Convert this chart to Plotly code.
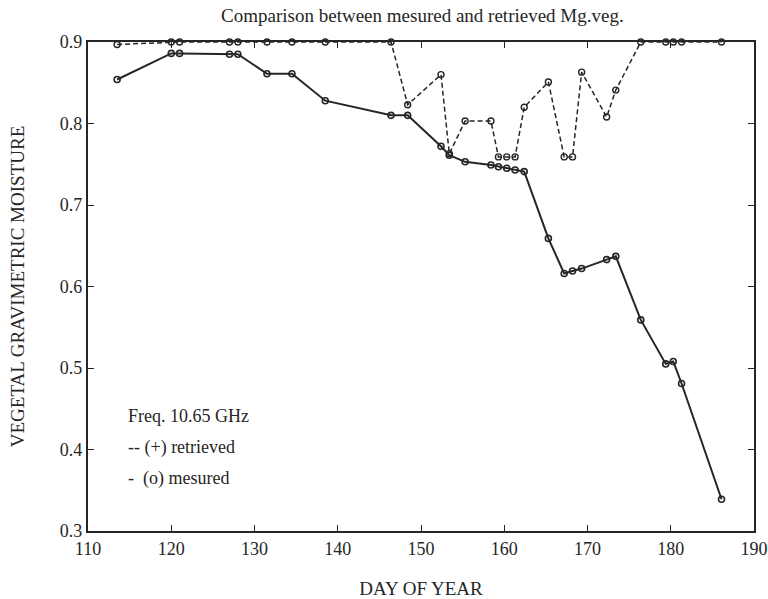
import plotly.graph_objects as go

days = [113.5, 120, 121, 127, 128, 131.5, 134.5, 138.5, 146.4, 148.4, 152.4, 153.4,
        155.3, 158.4, 159.3, 160.3, 161.3, 162.4, 165.3, 167.2, 168.2, 169.3, 172.3,
        173.4, 176.4, 179.4, 180.3, 181.3, 186.1]
measured = [0.854, 0.886, 0.886, 0.885, 0.885, 0.861, 0.861, 0.828, 0.810, 0.810, 0.772, 0.761,
            0.753, 0.749, 0.747, 0.745, 0.743, 0.741, 0.659, 0.616, 0.619, 0.622, 0.633,
            0.637, 0.559, 0.505, 0.508, 0.481, 0.339]
retrieved = [0.897, 0.9, 0.9, 0.9, 0.9, 0.9, 0.9, 0.9, 0.9, 0.823, 0.860, 0.763,
             0.803, 0.803, 0.759, 0.759, 0.759, 0.820, 0.851, 0.759, 0.759, 0.863, 0.808,
             0.841, 0.9, 0.9, 0.9, 0.9, 0.9]

x_ticks = [110, 120, 130, 140, 150, 160, 170, 180, 190]
y_ticks = [0.3, 0.4, 0.5, 0.6, 0.7, 0.8, 0.9]

title_text = "Comparison between mesured and retrieved Mg.veg."
x_title = "DAY OF YEAR"
y_title = "VEGETAL GRAVIMETRIC MOISTURE"
notes = ["Freq. 10.65 GHz", "-- (+) retrieved", "-  (o) mesured"]
note_y = [0.441, 0.402, 0.364]

ink = "#262626"
font = "Liberation Serif"

fig = go.Figure()
fig.add_trace(go.Scatter(
    x=days, y=retrieved, mode="lines+markers",
    line=dict(color=ink, width=1.5, dash="5px,3px"),
    marker=dict(symbol="circle-open", size=6, color=ink, line=dict(width=1.4)),
    showlegend=False, cliponaxis=False))
fig.add_trace(go.Scatter(
    x=days, y=measured, mode="lines+markers",
    line=dict(color=ink, width=2),
    marker=dict(symbol="circle-open", size=6, color=ink, line=dict(width=1.6)),
    showlegend=False, cliponaxis=False))

for t, yy in zip(notes, note_y):
    fig.add_annotation(x=114.6, y=yy, text=t, showarrow=False, xanchor="left",
                       yanchor="middle", font=dict(family=font, size=18, color=ink))

fig.update_layout(
    width=768, height=599,
    margin=dict(l=88, r=14, t=42, b=68),
    paper_bgcolor="white", plot_bgcolor="white",
    title=dict(text=title_text, x=0.55, xanchor="center", y=0.975, yanchor="middle",
               font=dict(family=font, size=19, color=ink)),
    font=dict(family=font, size=18, color=ink),
)
fig.update_xaxes(
    range=[110, 190], tickvals=x_ticks, ticktext=[str(v) for v in x_ticks],
    ticks="inside", ticklen=6, tickwidth=1.2, tickcolor=ink,
    showline=True, linewidth=2.4, linecolor=ink, mirror="ticks",
    showgrid=False, zeroline=False, automargin=False,
    title=dict(text=x_title, font=dict(family=font, size=19, color=ink), standoff=26),
    tickfont=dict(family=font, size=18, color=ink))
fig.update_yaxes(
    range=[0.3, 0.9], tickvals=y_ticks, ticktext=[f"{v:.1f}" for v in y_ticks],
    ticks="inside", ticklen=6, tickwidth=1.2, tickcolor=ink,
    showline=True, linewidth=2.4, linecolor=ink, mirror="ticks",
    showgrid=False, zeroline=False, automargin=False,
    title=dict(text=y_title, font=dict(family=font, size=19, color=ink), standoff=30),
    tickfont=dict(family=font, size=18, color=ink))

fig.write_html("out.html", config={"displayModeBar": False},
               post_script="document.body.style.margin='0';")
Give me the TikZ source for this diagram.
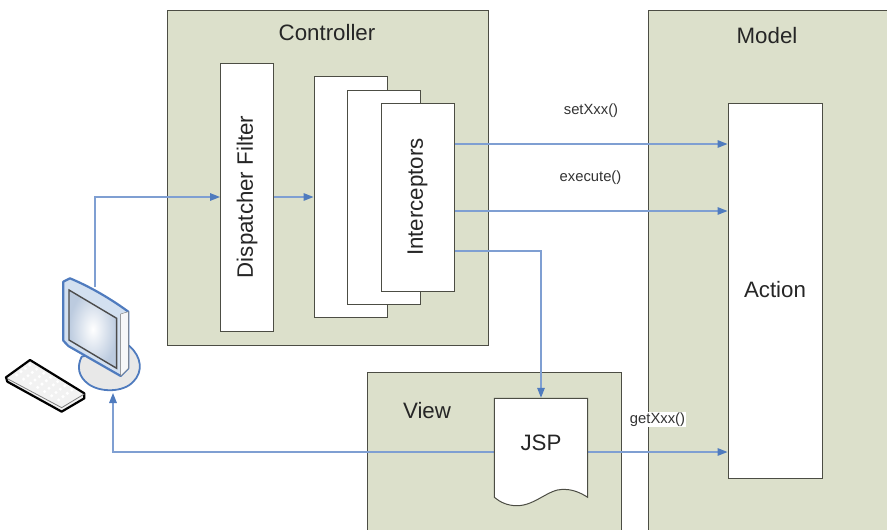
\documentclass[tikz,border=0pt]{standalone}
\usepackage{fontspec}
\setmainfont{Liberation Sans}
\usetikzlibrary{positioning, arrows.meta}
\definecolor{panelgreen}{HTML}{DCE0CB}
\definecolor{edgegrey}{HTML}{4C4D44}
\definecolor{flowblue}{HTML}{7F9FD2}
\definecolor{monitorblue}{HTML}{4F7BBE}
\definecolor{bezelblue}{HTML}{D3E0F0}
\definecolor{screenblue}{HTML}{BCCBDF}
\tikzset{
  panel/.style={rectangle, draw=edgegrey, fill=panelgreen, line width=1pt, inner sep=0pt},
  block/.style={rectangle, draw=edgegrey, fill=white, line width=1pt, inner sep=0pt},
  title/.style={font=\fontsize{22.3}{22.3}\selectfont, text=black!85, inner sep=0pt},
  call/.style={font=\fontsize{14.8}{14.8}\selectfont, text=black!80, inner sep=1pt},
  flow/.style={draw=flowblue, line width=1.5pt, -{Triangle[length=10pt, width=7.5pt, color=monitorblue]}}
}
\begin{document}
\begin{tikzpicture}[x=1pt, y=-1pt]
        \useasboundingbox (0, 0) rectangle (887, 530);

        \node[panel, minimum width = 321pt, minimum height = 335pt] (controller) at (327.5, 177.5) {};
        \node[panel, minimum width = 252pt, minimum height = 530pt] (model) at (774, 275) {};
        \node[panel, minimum width = 254pt, minimum height = 170pt] (view) at (494, 457) {};

        \node[block, minimum width = 53pt, minimum height = 268pt] (dispatcher) at (247, 197) {};
        \node[block, minimum width = 73pt, minimum height = 241pt] (interceptorsA) at (350.5, 197) {};
        \node[block, minimum width = 73pt, minimum height = 214pt] (interceptorsB) at (384, 197) {};
        \node[block, minimum width = 73pt, minimum height = 188pt] (interceptorsC) at (417.5, 197) {};
        \node[block, minimum width = 94pt, minimum height = 375pt] (action) at (775, 290.5) {};
        \node[minimum width = 94pt, minimum height = 108pt, inner sep=0pt] (jsp) at (541, 452) {};

        \coordinate (setLine) at (0, 144);
        \coordinate (executeLine) at (0, 211);
        \coordinate (viewLine) at (0, 251);
        \coordinate (userLine) at (0, 452);
        \coordinate (monitorTop) at (95, 287);
        \coordinate (monitorBase) at (113, 393);

        \draw[flow] (monitorTop) |- (dispatcher.west);
        \draw[flow] (dispatcher.east) -- (interceptorsA.west);
        \draw[flow] (interceptorsC.east |- setLine) -- (action.west |- setLine);
        \draw[flow] (interceptorsC.east |- executeLine) -- (action.west |- executeLine);
        \draw[flow] (interceptorsC.east |- viewLine) -| (jsp.north);
        \draw[flow] (jsp.west) -| (monitorBase);
        \draw[flow] (jsp.east) -- (action.west |- userLine);

        \draw[draw=edgegrey, fill=white, line width=1pt] (494.3, 398.3) -- (587.7, 398.3) -- (587.7, 497.3)
          .. controls (578, 491) and (570, 489.3) .. (563, 489.3)
          .. controls (548, 489.3) and (535, 505.7) .. (517, 505.7)
          .. controls (507, 505.7) and (500, 502) .. (494.3, 497.3) -- cycle;

        \node[title] (controllerLabel) at (327, 33) {Controller};
        \node[title] (modelLabel) at (767, 36) {Model};
        \node[title] (viewLabel) at (427, 411) {View};
        \node[title] (jspLabel) at (541, 443) {JSP};
        \node[title] (actionLabel) at (775, 290) {Action};
        \node[title, rotate=90] (dispatcherLabel) at (dispatcher) {Dispatcher Filter};
        \node[title, rotate=90] (interceptorsLabel) at (interceptorsC) {Interceptors};

        \node[call] (setLabel) at (591, 111) {setXxx()};
        \node[call] (executeLabel) at (590.5, 178) {execute()};
        \node[call, fill=white] (getLabel) at (657.5, 419.5) {getXxx()};

        \begin{scope}[shift={(0, 260)}, x=0.3333pt, y=-0.3333pt]
          \draw[monitorblue, line width=1.8pt, fill=black!9] (245, 290)
            .. controls (230, 320) and (235, 350) .. (265, 372)
            .. controls (300, 398) and (370, 398) .. (400, 365)
            .. controls (430, 335) and (425, 290) .. (388, 258) -- cycle;
          \draw[monitorblue, line width=2.2pt, fill=bezelblue, line join=round] (190, 65) -- (210, 55)
            .. controls (270, 80) and (330, 115) .. (385, 155) -- (385, 325) -- (362, 348)
            -- (205, 258) -- (190, 242) -- cycle;
          \draw[black!55, fill=bezelblue!80!black!10] (362, 162) -- (385, 155) -- (385, 325) -- (362, 348) -- cycle;
          \draw[black!70, line width=1.4pt, inner color=white, outer color=screenblue] (207, 90) -- (350, 175) -- (350, 325) -- (207, 240) -- cycle;
          \draw[black, line width=2.2pt, line join=round, fill=black!5] (18, 352) -- (90, 300) -- (253, 400) -- (253, 415)
            -- (185, 455) -- (22, 365) -- cycle;
          \draw[black!50, line width=0.8pt] (22, 356) -- (185, 443) -- (253, 402);
          \foreach \row in {0, 1, 2, 3} {
            \foreach \col in {0, 1, 2, 3, 4, 5, 6} {
              \fill[white] (50 + \row * 13 + \col * 21, 345 - \row * 10 + \col * 12.5) circle (5);
            }
          }
        \end{scope}
      \end{tikzpicture}
\end{document}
◆ ◆ ◆
- _Given exercise_:
Which lines contain the word "this"? Return each of them.

- _Response_:
Convert this chart to Plotly code.
Give me the TikZ source for this diagram.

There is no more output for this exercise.